Rollout Policy. Wan-CNN utilizes quasi-rollouts where, immediately after expansion, the highest-ranking child is marked for expansion. This continues at each subsequent level until a terminal state is reached and the resulting win/loss value is backpropagated up the tree.

3.4 Wan-CNN Performance

In games against Wanderer, Wan-CNN achieved a \(63.4\%\pm 2.99\) win-rate, meaning Wan-CNN’s exceeds that of Wanderer’s, despite the poor execution performance that Python offers. This result was directly attributable to our move selection and expansion policies. Without these modifications, Wan-CNN yielded a disappointing \(21.6\%\pm 4.31\) win-rate.

3.5 Limitations

As the policy network was trained on games played by Wanderer, it may be overfitting to Wanderer’s policy. In other words, its win-rate may be due to the fact that it was trained to emulate Wanderer’s playstyle. In the future, we plan to play it against a broader array of expert players to validate our findings.

Additionally, as the maximum search time of our tests was 10 s, our results may not hold at higher search times.

4 Conclusions and Future Work

Using an unsupervised learning paradigm (TDL) and starting with no domain knowledge we were surprised that we could create a Breakthrough evaluation function that was on par with the mature, hand-tuned one in Wanderer, giving a \(46.6\%\) win rate when played against normal Wanderer.

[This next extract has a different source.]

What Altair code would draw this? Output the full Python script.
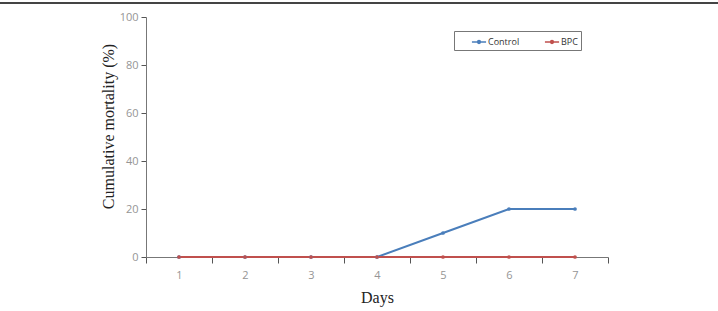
import altair as alt
import pandas as pd

days = [1, 2, 3, 4, 5, 6, 7]
control = [0, 0, 0, 0, 10, 20, 20]
bpc = [0, 0, 0, 0, 0, 0, 0]
series_names = ["Control", "BPC"]
colors = ["#4a7ebb", "#c0504d"]

rows = []
for d, c in zip(days, control):
    rows.append({"Days": str(d), "value": c, "series": "Control"})
for d, b in zip(days, bpc):
    rows.append({"Days": str(d), "value": b, "series": "BPC"})
df = pd.DataFrame(rows)

label_font = "Open Sans"
title_font = "Liberation Serif"

x = alt.X("Days:O", sort=[str(d) for d in days],
          scale=alt.Scale(type="band", paddingInner=0, paddingOuter=0),
          axis=alt.Axis(title="Days", labelAngle=0, tickBand="extent",
                        labelFont=label_font, labelFontSize=11, labelColor="#959595",
                        labelPadding=6, tickSize=6, tickColor="#555", domainColor="#777",
                        titleFont=title_font, titleFontSize=16, titleFontWeight="normal",
                        titleColor="#222", titleY=40, titleBaseline="middle", grid=False))
y = alt.Y("value:Q", scale=alt.Scale(domain=[0, 100]),
          axis=alt.Axis(title="Cumulative mortality (%)", values=[0, 20, 40, 60, 80, 100],
                        labelFont=label_font, labelFontSize=11, labelColor="#959595",
                        labelPadding=3, tickSize=5, tickColor="#555", domainColor="#777",
                        titleFont=title_font, titleFontSize=16, titleFontWeight="normal",
                        titleColor="#222", titleX=-38, titleY=109, titleAngle=270,
                        titleAlign="center", titleBaseline="middle", grid=False))

symbol_path = "M-1,0H1M-0.2,0A0.2,0.2 0 1,0 0.2,0A0.2,0.2 0 1,0 -0.2,0Z"

color = alt.Color("series:N", sort=series_names,
                  scale=alt.Scale(domain=series_names, range=colors),
                  legend=alt.Legend(title=None, orient="none", legendX=308, legendY=14,
                                    direction="horizontal", symbolType=symbol_path,
                                    symbolSize=200, symbolStrokeWidth=1.5,
                                    labelFont=label_font, labelFontSize=9, labelColor="#333",
                                    strokeColor="#777", padding=3, columnPadding=10,
                                    symbolOffset=14, labelOffset=1))

lines = alt.Chart(df).mark_line(strokeWidth=2, point=alt.OverlayMarkDef(size=14, filled=True)).encode(
    x=x, y=y, color=color, order=alt.Order("series:N", sort="descending"))

border = alt.Chart(alt.Data(values=[{}])).mark_rule(color="#444", strokeWidth=2).encode(
    x=alt.value(-146), x2=alt.value(572), y=alt.value(-14))

chart = alt.layer(lines, border).properties(
    width=462, height=240,
    autosize=alt.AutoSizeParams(type="none"),
    padding={"left": 146, "top": 17, "right": 110, "bottom": 54},
).configure(background="white").configure_view(stroke=None, strokeWidth=0)

chart.save("out.html", embed_options={"renderer": "svg", "actions": False})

Using a supervised learning paradigm (CNN), we trained four-layer CNNs to classify Breakthrough moves made by Wanderer. When these networks were used to directly dictate a policy, they rivaled Wanderer at search times of up to 10 seconds/move. This is impressive given the CNNs’ inference speed (2 ms). Integrating the neural network into a simple MCTS (no domain knowledge) yielded a program that exceeded the performance of normal Wanderer, achieving a \(63.4\%\pm 2.99\) win-rate.

Going forward, to improve Wan-TDL we plan to try refinements on our game progress idea which creates patterns based on the state of the game. Other global properties such the left/right relative balances of the pieces between the two sides, piece counts on black vs. white squares, etc. could provide further benefit, keeping in mind the tradeoff between the number patterns and memory and training time constraints.

We also plan to generate a neural network to act as a value function approximation and compare against both our simplified evaluation function as well as Wanderer’s full evaluation function.